“Die Eierschecke ist eine Kuchensorte, die zum Schaden der Menschheit auf dem Rest des Globus unbekannt geblieben ist.” -Erich Kästner
(The Eierschecke is a type of cake which to the detriment of humanity remained unknown to the rest of the world)
It’s funny how some things get to be named, nowadays we call things for what we are used to call them what we never stop to think the reason. The Eierschecke is a type of cake born in the Saxony and Thuringia regions of Germany.
It consists of three recognisable layers. The base, which is a thin sponge cake or yeast dough. The middle, which is a thick custard made with quark cheese, sugar, milk and vanilla flavouring, and last the top layer, which is a cream made with vanilla pudding, eggs, butter and sugar. The cake is then baked and once done it’s cut into rectangular pieces. This is known as the Dresden Eierschecke.
So… how this little cake gets its name?
In the 14th Century, there was a piece of men clothing by the same name (schecke,) which consisted of a medium-long tunic that was tight to the waist and it was usually used with a belt. This ‘layered’ ensemble was the inspiration behind the Eierschecke’s name.
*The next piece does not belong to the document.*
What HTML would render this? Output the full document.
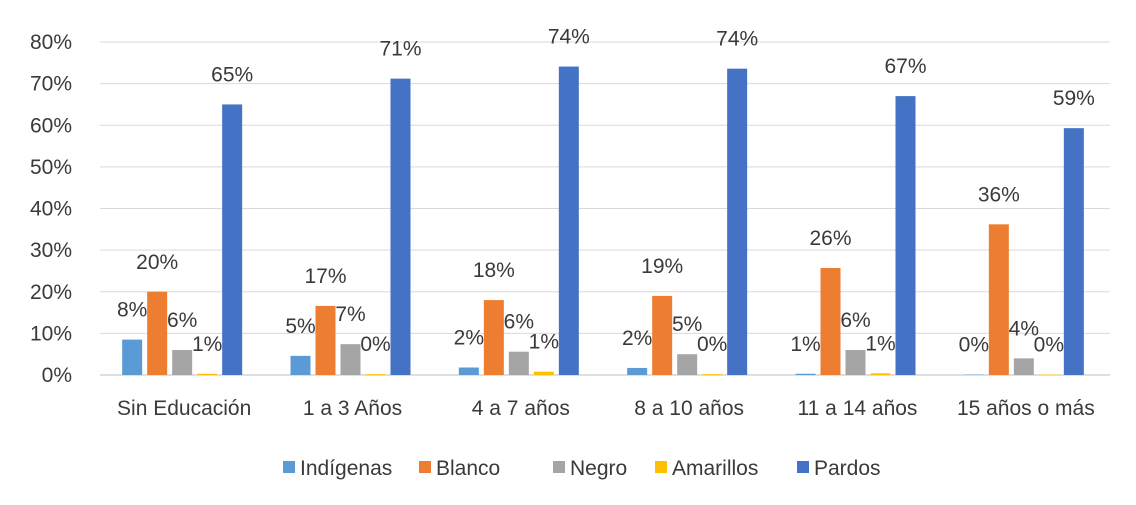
<!DOCTYPE html>
<html><head><meta charset="utf-8"><style>
body{margin:0;background:#fff}
svg text{font-family:"Liberation Sans",sans-serif;fill:#3a3a3a}
</style></head><body>
<svg width="1136" height="500">
<g id="grid"></g>
<g id="yaxis"></g>
<g id="bars"></g>
<g id="xaxis"></g>
<g id="legend"></g>
</svg>
<script>
const categories=["Sin Educación","1 a 3 Años","4 a 7 años","8 a 10 años","11 a 14 años","15 años o más"];
const seriesNames=["Indígenas","Blanco","Negro","Amarillos","Pardos"];
const colors=["#5B9BD5","#ED7D31","#A5A5A5","#FFC000","#4472C4"];
const indigenas=[8.5,4.6,1.8,1.7,0.3,0.1];
const blanco=[20,16.6,18,19,25.7,36.2];
const negro=[6,7.4,5.6,5,6,4];
const amarillos=[0.3,0.2,0.8,0.2,0.4,0.1];
const pardos=[65,71.2,74.1,73.6,67,59.3];
const indLabels=["8%","5%","2%","2%","1%","0%"];
const blaLabels=["20%","17%","18%","19%","26%","36%"];
const negLabels=["6%","7%","6%","5%","6%","4%"];
const amaLabels=["1%","0%","1%","0%","1%","0%"];
const parLabels=["65%","71%","74%","74%","67%","59%"];
const yTicks=[0,10,20,30,40,50,60,70,80];
const series=[indigenas,blanco,negro,amarillos,pardos];
const labels=[indLabels,blaLabels,negLabels,amaLabels,parLabels];
const ns="http://www.w3.org/2000/svg";
const L=100,R=1110,Y0=375,Y80=42;
const y=v=>Y0-(v/80)*(Y0-Y80);
const cw=(R-L)/categories.length;
const x=(c,s)=>L+cw*c+cw/2-62+s*25;
function mk(t,a,p){const e=document.createElementNS(ns,t);for(const k in a)e.setAttribute(k,a[k]);p.appendChild(e);return e;}
const g=document.getElementById('grid'),ya=document.getElementById('yaxis'),b=document.getElementById('bars'),xa=document.getElementById('xaxis'),lg=document.getElementById('legend');
yTicks.forEach(t=>{
 const l=mk('line',{x1:L,x2:R,y1:y(t),y2:y(t),stroke:t===0?'#BFBFBF':'#D9D9D9','stroke-width':1},g);
 
 
 const tx=mk('text',{x:72,y:y(t)+7,'text-anchor':'end','font-size':21},ya);
 tx.textContent=t+'%';
 
 
});
categories.forEach((c,ci)=>{
 series.forEach((s,si)=>{
  const top=y(s[ci]);
  const r=mk('rect',{x:x(ci,si),y:top,width:20,height:Y0-top,fill:colors[si]},b);
  
  
  const t=mk('text',{x:x(ci,si)+10,y:top-23,'text-anchor':'middle','font-size':21},b);
  t.textContent=labels[si][ci];
  
  
 });
 const t=mk('text',{x:L+cw*ci+cw/2,y:415,'text-anchor':'middle','font-size':21},xa);
 t.textContent=c;
 
 
});
const lx=[283,419,553,655,797];
seriesNames.forEach((n,i)=>{
 const r=mk('rect',{x:lx[i],y:461,width:12,height:12,fill:colors[i]},lg);
 
 
 const t=mk('text',{x:lx[i]+17,y:475,'font-size':21},lg);
 t.textContent=n;
 
 
});
</script>
</body></html>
There are various version of this pastry, some which include chocolate, raisins and even a Freiberger version that doesn’t use quark cheese at all.
On a ‘type’ note:
Eureka is a humanistic typeface family created by Peter Bilak in 1995, it won the ‘best design in the category of type’ at the 19th International Bienale of Graphic Design in Brno, Czech Republic in 2000, and for languages with acents it’s design work particularly well because of each characters size.